- **WHAT IS BEING ASKED**:
Copy nothing but the stretch that opens with the line containing "Output the Python" and closes with the line containing "from matplotlib.transforms import". Keep pictures out.
______________________________
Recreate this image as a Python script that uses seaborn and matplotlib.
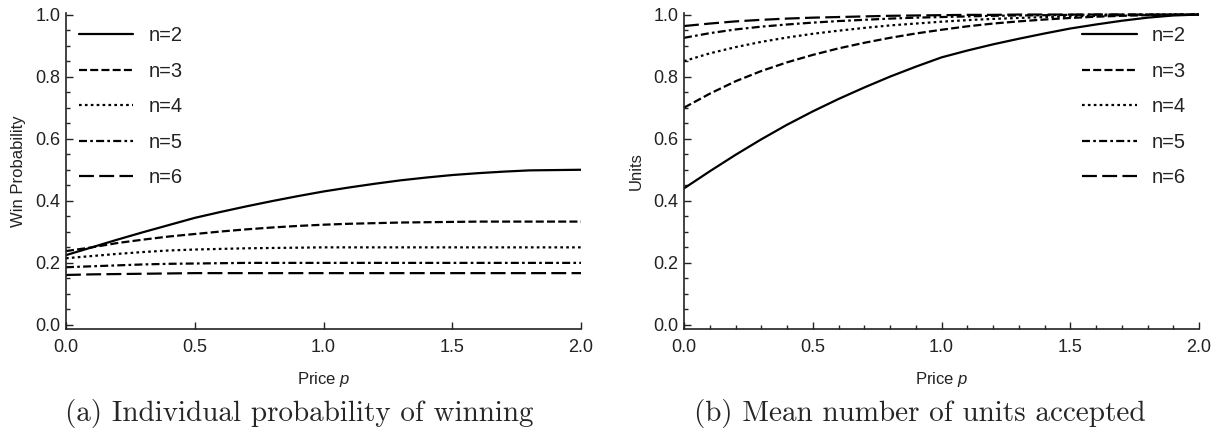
import numpy as np
import pandas as pd
import matplotlib
matplotlib.use("Agg")
import matplotlib.pyplot as plt
from matplotlib.ticker import MultipleLocator
import seaborn as sns

# ---------------- data ----------------
price = [0.0, 0.1, 0.2, 0.3, 0.4, 0.5, 0.6, 0.7, 0.8, 0.9, 1.0,
         1.1, 1.2, 1.3, 1.4, 1.5, 1.6, 1.7, 1.8, 1.9, 2.0]
series_names = ["n=2", "n=3", "n=4", "n=5", "n=6"]

win_n2 = [0.225, 0.250, 0.275, 0.299, 0.322, 0.345, 0.364, 0.382, 0.399, 0.415, 0.430,
          0.443, 0.455, 0.466, 0.475, 0.483, 0.489, 0.494, 0.498, 0.499, 0.500]
win_n3 = [0.238, 0.250, 0.264, 0.275, 0.285, 0.293, 0.301, 0.308, 0.314, 0.319, 0.323,
          0.326, 0.328, 0.330, 0.331, 0.332, 0.333, 0.333, 0.333, 0.333, 0.333]
win_n4 = [0.215, 0.222, 0.229, 0.235, 0.240, 0.243, 0.245, 0.247, 0.248, 0.249, 0.250,
          0.250, 0.250, 0.250, 0.250, 0.250, 0.250, 0.250, 0.250, 0.250, 0.250]
win_n5 = [0.186, 0.189, 0.192, 0.195, 0.197, 0.198, 0.199, 0.200, 0.200, 0.200, 0.200,
          0.200, 0.200, 0.200, 0.200, 0.200, 0.200, 0.200, 0.200, 0.200, 0.200]
win_n6 = [0.161, 0.163, 0.164, 0.165, 0.166, 0.167, 0.167, 0.167, 0.167, 0.167, 0.167,
          0.167, 0.167, 0.167, 0.167, 0.167, 0.167, 0.167, 0.167, 0.167, 0.167]

units_n2 = [0.440, 0.495, 0.548, 0.598, 0.645, 0.688, 0.728, 0.765, 0.800, 0.832, 0.862,
            0.884, 0.904, 0.922, 0.939, 0.955, 0.968, 0.980, 0.990, 0.997, 1.000]
units_n3 = [0.700, 0.745, 0.785, 0.818, 0.846, 0.870, 0.891, 0.909, 0.925, 0.939, 0.951,
            0.962, 0.971, 0.978, 0.984, 0.989, 0.993, 0.996, 0.998, 0.999, 1.000]
units_n4 = [0.850, 0.875, 0.895, 0.912, 0.926, 0.938, 0.948, 0.957, 0.965, 0.971, 0.977,
            0.982, 0.986, 0.989, 0.992, 0.994, 0.996, 0.998, 0.999, 1.000, 1.000]
units_n5 = [0.925, 0.940, 0.952, 0.961, 0.968, 0.974, 0.979, 0.983, 0.987, 0.990, 0.992,
            0.994, 0.996, 0.997, 0.998, 0.999, 1.000, 1.000, 1.000, 1.000, 1.000]
units_n6 = [0.963, 0.971, 0.978, 0.983, 0.987, 0.990, 0.992, 0.994, 0.996, 0.997, 0.998,
            0.999, 0.999, 1.000, 1.000, 1.000, 1.000, 1.000, 1.000, 1.000, 1.000]

x_ticks = [0.0, 0.5, 1.0, 1.5, 2.0]
y_ticks = [0.0, 0.2, 0.4, 0.6, 0.8, 1.0]

win_series = [win_n2, win_n3, win_n4, win_n5, win_n6]
units_series = [units_n2, units_n3, units_n4, units_n5, units_n6]


def long_df(series):
    rows = []
    for name, vals in zip(series_names, series):
        for xv, yv in zip(price, vals):
            rows.append({"price": xv, "value": yv, "n": name})
    return pd.DataFrame(rows)


df_win = long_df(win_series)
df_units = long_df(units_series)

# ---------------- style ----------------
sns.set_theme(style="ticks")
plt.rcParams["font.family"] = ["Liberation Sans", "DejaVu Sans"]
plt.rcParams["mathtext.fontset"] = "custom"
plt.rcParams["mathtext.rm"] = "Liberation Sans"
plt.rcParams["mathtext.it"] = "Liberation Sans:italic"

dash_map = {
    "n=2": "",
    "n=3": (3.6, 1.45),
    "n=4": (1.2, 1.45),
    "n=5": (3.6, 1.45, 1.2, 1.45),
    "n=6": (6.7, 2.4),
}

fig = plt.figure(figsize=(12.11, 4.41), dpi=100)
ax_l = fig.add_axes([66 / 1211, 1 - 329 / 441, 515 / 1211, (329 - 13) / 441])
ax_r = fig.add_axes([684 / 1211, 1 - 329 / 441, 515 / 1211, (329 - 13) / 441])

tick_fs = 13
leg_fs = 14.5
lab_fs = 12
for ax, df, ylabel, xminor in [(ax_l, df_win, "Win Probability", False),
                               (ax_r, df_units, "Units", True)]:
    sns.lineplot(data=df, x="price", y="value", style="n", style_order=series_names,
                 dashes=dash_map, color="black", linewidth=1.6, ax=ax, legend=True)
    ax.set_xlim(0, 2.0)
    ax.set_ylim(-0.013, 1.005)
    ax.set_xticks(x_ticks)
    ax.set_yticks(y_ticks)
    ax.set_xticklabels([f"{t:.1f}" for t in x_ticks])
    ax.set_yticklabels([f"{t:.1f}" for t in y_ticks])
    ax.yaxis.set_minor_locator(MultipleLocator(0.05))
    if xminor:
        ax.xaxis.set_minor_locator(MultipleLocator(0.1))
    ax.tick_params(axis="both", which="major", direction="in", length=5, width=1,
                   labelsize=tick_fs, color="#222222", labelcolor="#222222")
    ax.tick_params(axis="y", which="major", pad=4)
    ax.tick_params(axis="x", which="major", pad=7)
    ax.tick_params(axis="both", which="minor", direction="in", length=3, width=1,
                   color="#222222")
    for s in ["top", "right"]:
        ax.spines[s].set_visible(False)
    for s in ["left", "bottom"]:
        ax.spines[s].set_linewidth(1.2)
        ax.spines[s].set_color("#222222")
    ax.set_xlabel("Price $p$", fontsize=lab_fs, color="#222222", labelpad=10)
    ax.set_ylabel(ylabel, fontsize=lab_fs, color="#222222", labelpad=7)

    handles, labels = ax.get_legend_handles_labels()
    if ax is ax_l:
        leg = ax.legend(handles, labels, loc="upper left", bbox_to_anchor=(0.0, 1.0),
                        frameon=False, fontsize=leg_fs, handlelength=2.7,
                        handletextpad=0.75, labelspacing=0.82, borderaxespad=0.25)
    else:
        leg = ax.legend(handles, labels, loc="upper right", bbox_to_anchor=(1.0, 1.0),
                        frameon=False, fontsize=leg_fs, handlelength=2.7,
                        handletextpad=0.75, labelspacing=0.82, borderaxespad=0.25)
    for t in leg.get_texts():
        t.set_color("#222222")

fig.text(299 / 1211, 1 - 413 / 441, "(a) Individual probability of winning",
         family="cmr10", fontsize=21, ha="center", va="center")
fig.text(920 / 1211, 1 - 413 / 441, "(b) Mean number of units accepted",
         family="cmr10", fontsize=21, ha="center", va="center")

fig.savefig("out.png", dpi=100)
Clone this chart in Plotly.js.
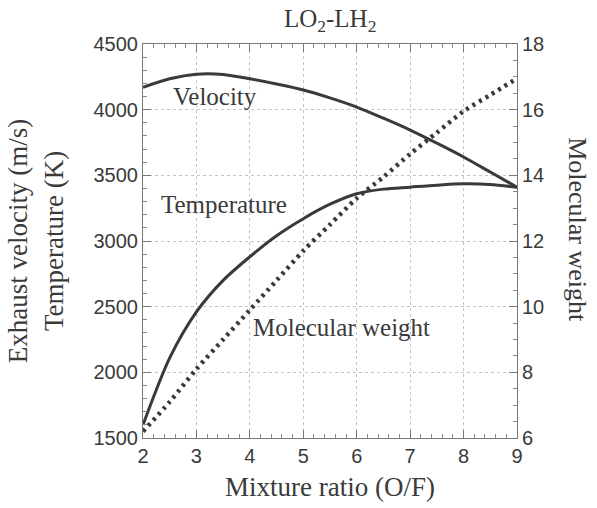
<!DOCTYPE html>
<html>
<head>
<meta charset="utf-8">
<script src="https://cdn.plot.ly/plotly-3.0.1.min.js"></script>
<style>html,body{margin:0;padding:0;background:#fff;}#chart{width:597px;height:508px;}</style>
</head>
<body>
<div id="chart"></div>
<script>
// Mixture ratio (O/F)
const mixtureRatio = [2, 2.5, 3, 3.5, 4, 4.5, 5, 5.5, 6, 6.5, 7, 7.5, 8, 8.5, 9];
// Exhaust velocity (m/s)
const velocity = [4170, 4235, 4270, 4268, 4235, 4195, 4150, 4090, 4020, 3935, 3845, 3745, 3640, 3525, 3410];
// Temperature (K)
const temperature = [1600, 2110, 2460, 2700, 2880, 3040, 3170, 3280, 3360, 3395, 3410, 3425, 3435, 3430, 3410];
// Molecular weight
const molecularWeight = [6.2, 7.1, 8.1, 9.0, 9.9, 10.8, 11.7, 12.5, 13.3, 13.95, 14.65, 15.3, 15.95, 16.45, 16.95];

const xTicks = [2, 3, 4, 5, 6, 7, 8, 9];
const leftTicks = [1500, 2000, 2500, 3000, 3500, 4000, 4500];
const rightTicks = [6, 8, 10, 12, 14, 16, 18];

const serif = "Liberation Serif, Times New Roman, serif";
const sans = "Liberation Sans, Arial, sans-serif";
const ink = "#3a3a3a";

const traces = [
  {x: mixtureRatio, y: velocity, type: "scatter", mode: "lines", name: "Velocity",
   line: {color: ink, width: 3, shape: "spline", smoothing: 0.8}, yaxis: "y"},
  {x: mixtureRatio, y: temperature, type: "scatter", mode: "lines", name: "Temperature",
   line: {color: ink, width: 3, shape: "spline", smoothing: 0.8}, yaxis: "y"},
  {x: mixtureRatio, y: molecularWeight, type: "scatter", mode: "lines", name: "Molecular weight",
   line: {color: ink, width: 4.5, dash: "3px,4.5px", shape: "spline", smoothing: 0.8}, yaxis: "y2"}
];

const layout = {
  width: 597, height: 508,
  margin: {l: 143, r: 80, t: 44, b: 70},
  paper_bgcolor: "#fff", plot_bgcolor: "#fff",
  showlegend: false,
  title: {text: "LO<sub>2</sub>-LH<sub>2</sub>", font: {family: serif, size: 25, color: ink},
          x: 0.553, xanchor: "center", y: 0.965, yanchor: "middle"},
  xaxis: {
    range: [2, 9], tickvals: xTicks, ticktext: xTicks.map(String),
    ticks: "inside", ticklen: 8, tickcolor: "#777", tickwidth: 1,
    minor: {dtick: 0.2, ticks: "inside", ticklen: 4, tickcolor: "#888", showgrid: false},
    showline: true, linecolor: "#777", linewidth: 1, mirror: "ticks",
    showgrid: true, gridcolor: "#c4c4c4", griddash: "dot", gridwidth: 1,
    zeroline: false,
    tickfont: {family: sans, size: 20, color: ink},
    title: {text: "Mixture ratio (O/F)", font: {family: serif, size: 27, color: ink}, standoff: 11}
  },
  yaxis: {
    range: [1500, 4500], tickvals: leftTicks, ticktext: leftTicks.map(String),
    ticks: "inside", ticklen: 8, tickcolor: "#777", tickwidth: 1,
    minor: {dtick: 100, ticks: "inside", ticklen: 4, tickcolor: "#888", showgrid: false},
    showline: true, linecolor: "#777", linewidth: 1,
    showgrid: true, gridcolor: "#c4c4c4", griddash: "dot", gridwidth: 1,
    zeroline: false,
    tickfont: {family: sans, size: 20, color: ink},
    title: {text: "Exhaust velocity (m/s)<br>Temperature (K)", font: {family: serif, size: 27, color: ink}, standoff: 22}
  },
  yaxis2: {
    overlaying: "y", side: "right", range: [6, 18], tickvals: rightTicks, ticktext: rightTicks.map(String),
    ticks: "inside", ticklen: 8, tickcolor: "#777", tickwidth: 1,
    minor: {dtick: 0.5, ticks: "inside", ticklen: 4, tickcolor: "#888", showgrid: false},
    showline: true, linecolor: "#777", linewidth: 1,
    showgrid: false, zeroline: false,
    tickfont: {family: sans, size: 20, color: ink}
  },
  annotations: [
    {x: 3.35, y: 4100, xref: "x", yref: "y", text: "Velocity", showarrow: false,
     font: {family: serif, size: 25, color: ink}},
    {x: 3.52, y: 3275, xref: "x", yref: "y", text: "Temperature", showarrow: false,
     font: {family: serif, size: 25, color: ink}},
    {x: 5.71, y: 2345, xref: "x", yref: "y", text: "Molecular weight", showarrow: false,
     font: {family: serif, size: 25, color: ink}},
    {x: 1.160, y: 0.528, xref: "paper", yref: "paper", xanchor: "center", yanchor: "middle",
     text: "Molecular weight", showarrow: false,
     textangle: 90, font: {family: serif, size: 26, color: ink}}
  ]
};

Plotly.newPlot("chart", traces, layout, {displayModeBar: false, staticPlot: true});
</script>
</body>
</html>
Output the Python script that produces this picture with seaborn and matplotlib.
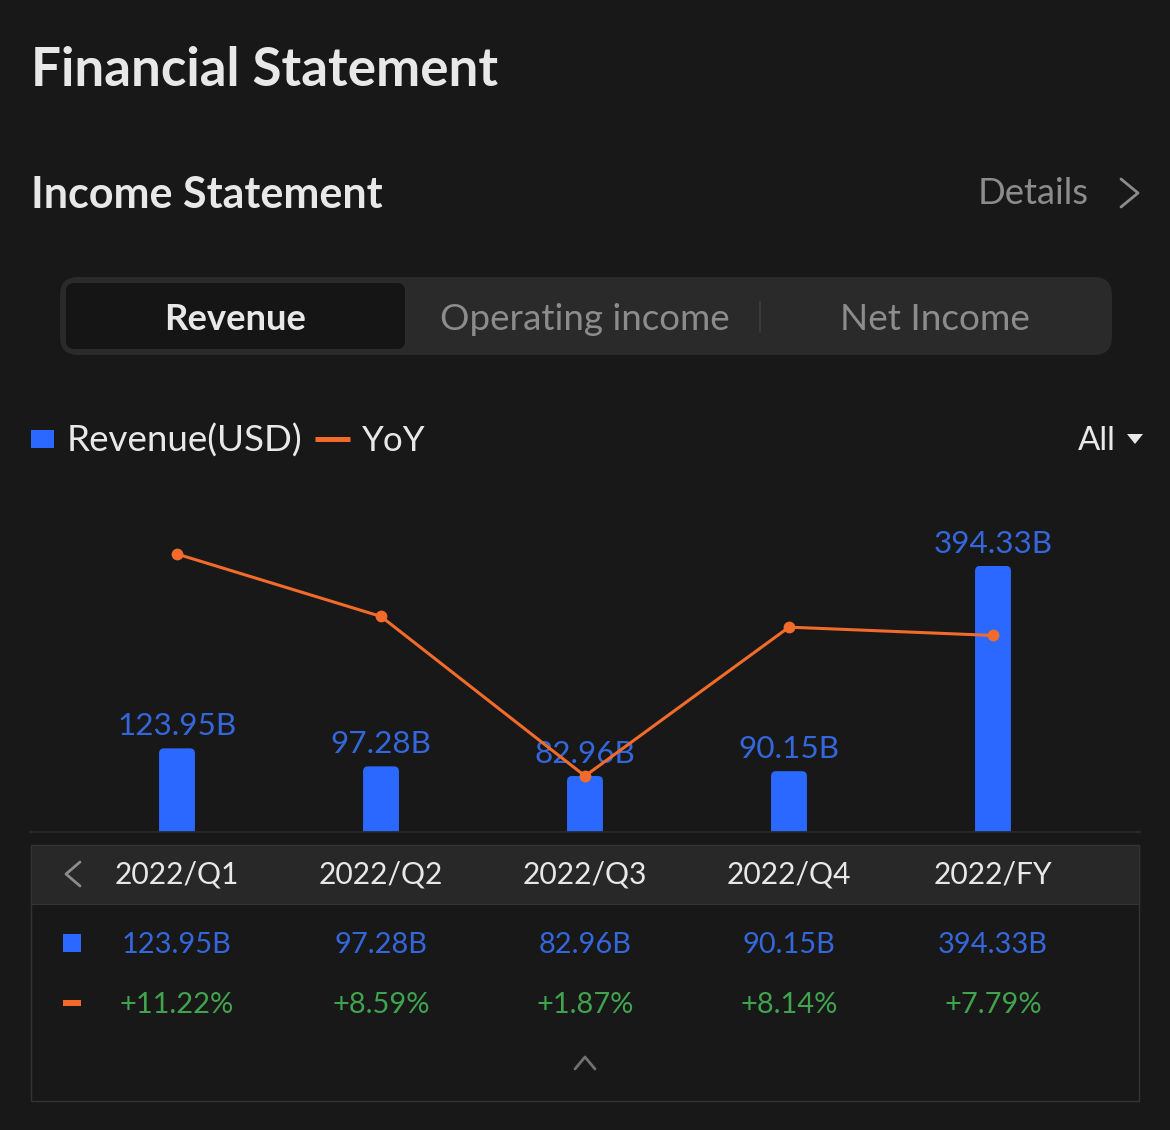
import matplotlib
matplotlib.use("Agg")
import matplotlib.pyplot as plt
import seaborn as sns
from matplotlib.patches import FancyBboxPatch, Rectangle
from matplotlib.transforms import blended_transform_factory

periods = ["2022/Q1", "2022/Q2", "2022/Q3", "2022/Q4", "2022/FY"]
revenue = [123.95, 97.28, 82.96, 90.15, 394.33]
yoy = [11.22, 8.59, 1.87, 8.14, 7.79]
revenue_labels = ["123.95B", "97.28B", "82.96B", "90.15B", "394.33B"]
yoy_labels = ["+11.22%", "+8.59%", "+1.87%", "+8.14%", "+7.79%"]

BG = "#181818"
BLUE = "#2a68ff"
BLUE_TXT = "#3467dc"
ORANGE = "#f26b2b"
GREEN = "#40a34e"
WHITE = "#e8e8e8"
GREY = "#8c8c8c"
W, H = 1170, 1130

sns.set_theme(style="dark")
plt.rcParams["font.family"] = ["Lato", "DejaVu Sans"]

fig = plt.figure(figsize=(W / 100, H / 100), dpi=100, facecolor=BG)


def px(size):
    # text size given in image pixels
    return size * 72 / 100


# overlay in image pixels for the app chrome around the chart
ui = fig.add_axes([0, 0, 1, 1], zorder=0)
ui.set_xlim(0, W)
ui.set_ylim(H, 0)
ui.axis("off")
ui.set_facecolor(BG)

ui.text(31, 71, "Financial Statement", color=WHITE, fontsize=px(53), fontweight="bold", va="center")
ui.text(31, 195, "Income Statement", color=WHITE, fontsize=px(43), fontweight="bold", va="center")
ui.text(978, 194, "Details", color=GREY, fontsize=px(36.5), va="center")
ui.plot([1121, 1138, 1121], [179, 193, 207], color=GREY, lw=2)

# segmented control
ui.add_patch(FancyBboxPatch((60, 277), 1052, 78, boxstyle="round,pad=0,rounding_size=18",
                            fc="#2a2a2a", ec="none"))
ui.add_patch(FancyBboxPatch((66, 283), 339, 66, boxstyle="round,pad=0,rounding_size=8",
                            fc="#151515", ec="none"))
ui.plot([760, 760], [302, 332], color="#3a3a3a", lw=1.5)
ui.text(235, 319, "Revenue", color=WHITE, fontsize=px(36.5), fontweight="bold", ha="center", va="center")
ui.text(585, 319, "Operating income", color=GREY, fontsize=px(36.8), ha="center", va="center")
ui.text(935, 319, "Net Income", color=GREY, fontsize=px(37), ha="center", va="center")

# legend row
ui.add_patch(Rectangle((31, 430), 23, 18, fc=BLUE, ec="none"))
ui.text(67, 441, "Revenue(USD)", color=WHITE, fontsize=px(36.7), va="center")
ui.plot([315, 350], [439, 439], color=ORANGE, lw=3.6, solid_capstyle="butt")
ui.text(362, 441, "YoY", color=WHITE, fontsize=px(35), va="center")
ui.text(1078, 441, "All", color=WHITE, fontsize=px(33), va="center")
ui.fill([1127, 1143, 1135], [434, 434, 444], color=WHITE, lw=0)

# table box
ui.add_patch(Rectangle((31, 845), 1108, 256, fc="none", ec="#333333", lw=1.0))
ui.add_patch(Rectangle((31, 845), 1108, 59, fc="#282828", ec="#333333", lw=0.8))
ui.plot([80, 66, 80], [862, 874, 886], color=GREY, lw=2)
ui.add_patch(Rectangle((63, 934), 18, 18, fc=BLUE, ec="none"))
ui.add_patch(Rectangle((63, 1000), 18, 6, fc=ORANGE, ec="none"))
ui.plot([575, 585, 595], [1069, 1057, 1069], color="#707070", lw=2)

# chart axes, the x limits keep categories 204px apart
ax = fig.add_axes([30 / W, 1 - 832 / H, 1110 / W, 332 / H], zorder=1)
ax.patch.set_alpha(0)
sns.barplot(x=periods, y=revenue, color=BLUE, width=0.176, saturation=1, linewidth=0, ax=ax)
ax.set_xlim(-0.7206, 4.7206)
ax.set_ylim(0, 492)
ax.set_yticks([])
ax.set_ylabel("")
ax.set_xlabel("")
ax.tick_params(axis="x", length=0, pad=37, labelsize=px(30), labelcolor=WHITE)
ax.set_xticks(range(len(periods)), periods, va="baseline")
for name, spine in ax.spines.items():
    spine.set_visible(name == "bottom")
ax.spines["bottom"].set_color("#2a2a2a")
ax.grid(False)

# round the bar tops
fig.canvas.draw()
for bar in ax.patches:
    (x0, y0), (x1, y1) = ui.transData.inverted().transform(
        ax.transData.transform([(bar.get_x(), 0), (bar.get_x() + bar.get_width(), bar.get_height())]))
    clip = FancyBboxPatch((x0, y1), x1 - x0, y0 - y1 + 10, boxstyle="round,pad=0,rounding_size=5",
                          transform=ui.transData)
    bar.set_clip_path(clip)

for i, (val, lab) in enumerate(zip(revenue, revenue_labels)):
    ax.annotate(lab, (i, val), xytext=(0, px(22)), textcoords="offset points", ha="center", va="center",
                color=BLUE_TXT, fontsize=px(31.5))

# YoY line on its own scale
ax2 = ax.twinx()
ax2.patch.set_alpha(0)
sns.lineplot(x=range(len(yoy)), y=yoy, color=ORANGE, lw=2.2, marker="o", markersize=8.5,
             markeredgewidth=0, ax=ax2, legend=False, errorbar=None)
ax2.set_ylim(-0.489, 13.496)
ax2.set_xlim(ax.get_xlim())
ax2.set_yticks([])
ax2.set_ylabel("")
for spine in ax2.spines.values():
    spine.set_visible(False)
ax2.grid(False)

# table rows share the chart's x scale
row = blended_transform_factory(ax.transData, ui.transData)
for i in range(len(periods)):
    ax.text(i, 945, revenue_labels[i], transform=row, color=BLUE_TXT, fontsize=px(29),
            ha="center", va="center", clip_on=False)
    ax.text(i, 1005, yoy_labels[i], transform=row, color=GREEN, fontsize=px(29),
            ha="center", va="center", clip_on=False)

fig.savefig("out.png", dpi=100, facecolor=BG)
______________________________
- **RESULT FOR THIS TASK**:
Output the Python script that produces this picture with seaborn and matplotlib.
import matplotlib
matplotlib.use("Agg")
import matplotlib.pyplot as plt
import seaborn as sns
from matplotlib.patches import FancyBboxPatch, Rectangle
from matplotlib.transforms import blended_transform_factory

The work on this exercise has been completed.